In my experience, most people I speak with can’t bear to hear our stories or read about what has happened in our families. The depth and intensity of parental pain isn’t something they can handle. Some say it is so beyond belief that they choose not to believe us.
The tables have flipped, and the child and/or activist seems to be in control, doling out punishing tactics to make parents comply with their feelings, views, and new rules. Any other perspective is called phobic, toxic, abusive, dangerous, hateful, and anti-“whatever.” The media colludes and uses the same words to intimidate and silence a different viewpoint. All this occurs with a righteous stance that drips with blind devotion and hypocrisy.
However, the tide is turning, and people are waking up. The most courageous people, often facing repercussions, dare to speak and write about the harm they see. I’m riding that wave.

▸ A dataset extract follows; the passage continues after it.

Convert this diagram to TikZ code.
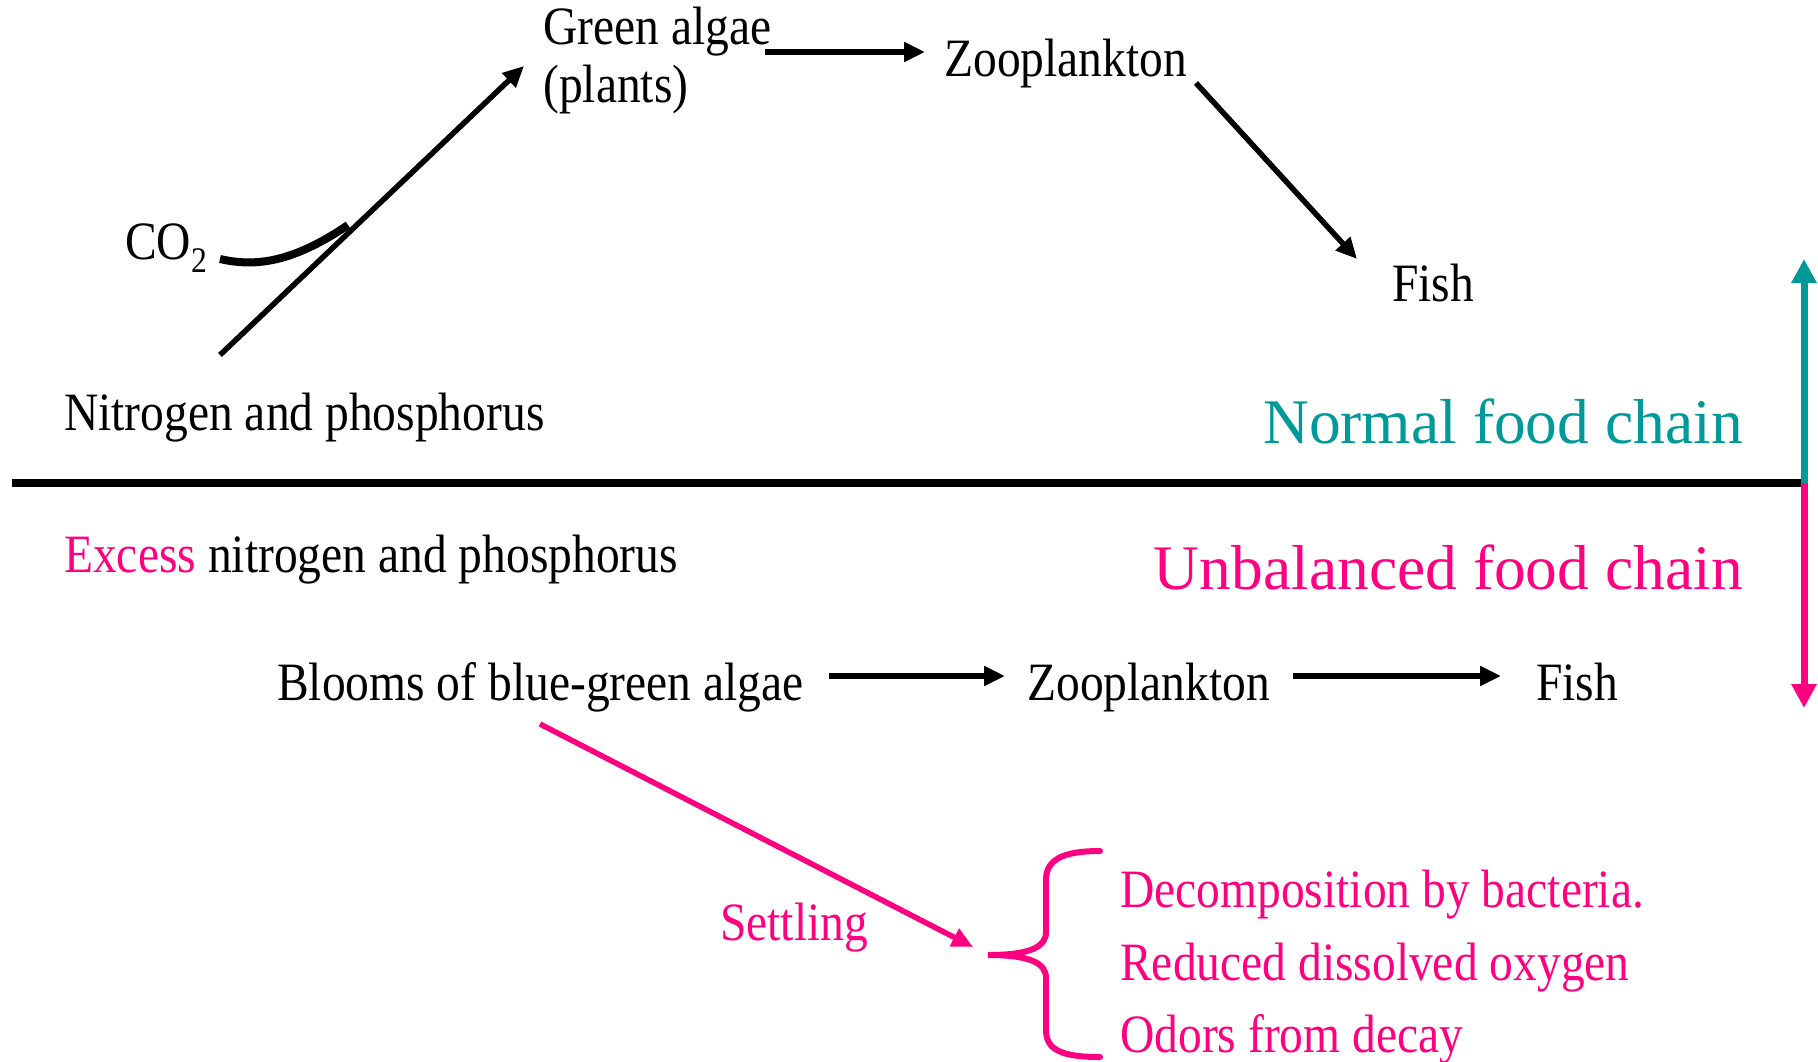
\documentclass[tikz,border=0pt]{standalone}
\usepackage{fontspec}
\setmainfont{Liberation Serif}[FakeStretch=0.88]
\newfontfamily\bigfont{Liberation Serif}
\usetikzlibrary{arrows.meta,calc}
\definecolor{pinkc}{RGB}{255,0,128}
\definecolor{tealc}{RGB}{0,153,153}
\begin{document}
\begin{tikzpicture}[x=1pt,y=-1pt,
  txt/.style={inner sep=0pt, anchor=base west, font=\fontsize{54}{56}\selectfont},
  bigtxt/.style={inner sep=0pt, anchor=base east, font=\bigfont\fontsize{63.5}{64}\selectfont},
  blkarrow/.style={line width=5.5pt, -{Triangle[length=21pt,width=19pt]}},
  pinkarrow/.style={pinkc, line width=5.5pt, -{Triangle[length=21pt,width=19pt]}},
  sidearrow/.style={line width=7pt, -{Triangle[length=24pt,width=24pt]}}]
\useasboundingbox (0,0) rectangle (1818,1061);

% ---------- top: normal food chain ----------
\node[txt] (green)  at (543,44) {Green algae};
\node[txt] (plants) at (543,102) {(plants)};
\node[txt] (zoo1)   at (944,76) {Zooplankton};
\node[txt] (fish1)  at (1392,301) {Fish};
\node[txt] (co2)    at (125,259) {CO\raisebox{-13pt}{\fontsize{36}{36}\selectfont 2}};
\node[txt] (np)     at (64,430) {Nitrogen and phosphorus};
\node[bigtxt, text=tealc] (normal) at (1743,443) {Normal food chain};

\coordinate (gaS) at (765,52);
\coordinate (gaE) at (925,52);
\coordinate (zfS) at (1196,83);
\coordinate (zfE) at (1357,259);
\coordinate (npS) at (220,355);
\coordinate (npE) at (524,66);
\coordinate (coS) at (220,259);
\coordinate (coE) at (348,225);

\draw[blkarrow] (gaS) -- (gaE);
\draw[blkarrow] (zfS) -- (zfE);
\draw[blkarrow] (npS) -- (npE);
\draw[line width=8pt] (coS) .. controls (255,267) and (292,263) .. (coE);

% ---------- separator and side arrows ----------
\coordinate (sepL) at (12,483);
\coordinate (sepR) at (1804,483);
\coordinate (upT) at (1804,259);
\coordinate (dnT) at (1804,708);
\draw[line width=8pt] (sepL) -- (sepR);
\draw[sidearrow, tealc] (sepR) -- (upT);
\draw[sidearrow, pinkc] (sepR) -- (dnT);

% ---------- bottom: unbalanced food chain ----------
\node[bigtxt, text=pinkc] (unbal) at (1743,589) {Unbalanced food chain};
\node[txt] (excess) at (64,572) {\textcolor{pinkc}{Excess} nitrogen and phosphorus};
\node[txt] (blooms) at (277,700) {Blooms of blue-green algae};
\node[txt] (zoo2)   at (1027,700) {Zooplankton};
\node[txt] (fish2)  at (1536,700) {Fish};
\node[txt, text=pinkc] (settling) at (720,940) {Settling};
\node[txt, text=pinkc] (dec) at (1120,907) {Decomposition by bacteria.};
\node[txt, text=pinkc] (red) at (1120,980) {Reduced dissolved oxygen};
\node[txt, text=pinkc] (odo) at (1120,1052) {Odors from decay};

\coordinate (bzS) at (829,676);
\coordinate (bzE) at (1005,676);
\coordinate (zfS2) at (1293,676);
\coordinate (zfE2) at (1501,676);
\coordinate (stS) at (540,724);
\coordinate (stE) at (973,947);

\draw[blkarrow] (bzS) -- (bzE);
\draw[blkarrow] (zfS2) -- (zfE2);
\draw[pinkarrow] (stS) -- (stE);

% brace
\coordinate (brTop) at (1100,851);
\coordinate (brTip) at (988,955);
\coordinate (brBot) at (1100,1057);
\draw[pinkc, line width=6pt, line cap=round]
  (brTop) .. controls (1062,851) and (1046,860) .. (1046,880)
  -- (1046,932) .. controls (1046,947) and (1030,955) .. (brTip)
  .. controls (1030,955) and (1046,963) .. (1046,978)
  -- (1046,1030) .. controls (1046,1050) and (1062,1057) .. (brBot);
\end{tikzpicture}
\end{document}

Perhaps you will join me and so many others, many of whom I quoted and showcased in my writing. Together, we can do better. History will harshly judge this time of gender ideology and medicalization practices. We will wonder how it went on as long as it did. The time is now to change course. The reckoning won’t be pleasant as individuals and organizations are exposed for their participation and complicity in a dark and destructive medical scandal.
If your voice and mine encourage even one person to pause on the pathway or take the exit ramp from the gender medicalized superhighway, we may have made a major difference in a life, a family, and society. Imagine how that difference can be multiplied when more people speak up.
I conclude with gratitude to all, many with diverse backgrounds and in countries worldwide, who have united on behalf of protecting children, teens, and vulnerable adults, as well as standing up for girls’ and women’s rights. Parents and women appreciate all efforts and gestures of any size to help, support, respect, and contribute to positive change.
Lisa Shultz advocates for parents’ and women’s rights. She is deeply concerned about the influence of gender identity ideology and the lack of comprehensive, ethical care for children and vulnerable adults.
"It is easy for those lucky enough to have kids who somehow escaped negative influences, bad luck, trauma, and abuse to pass righteous judgment on parents whose kids did not escape the capture of gender ideology.' -> Yes, this is such the throbbing ache. Not only do you lose a child, but you are guilted and blamed for it. Beautiful piece once again, thank you.
Lisa,
Yes, protective parents cannot accept or endorse the mutilation and self-destruction of their child.
And this particular extreme self-destruction is often couched in the flowery language of its opposite: "love", "acceptance", "affirming", etc.
And you are so right. ALARM BELLS SHOULD GO OFF when they are "Undergoing surgeries to modify sex traits, including the removal of healthy body parts and healthy reproductive organs, sets off loud alarm bells that I am unable to turn off".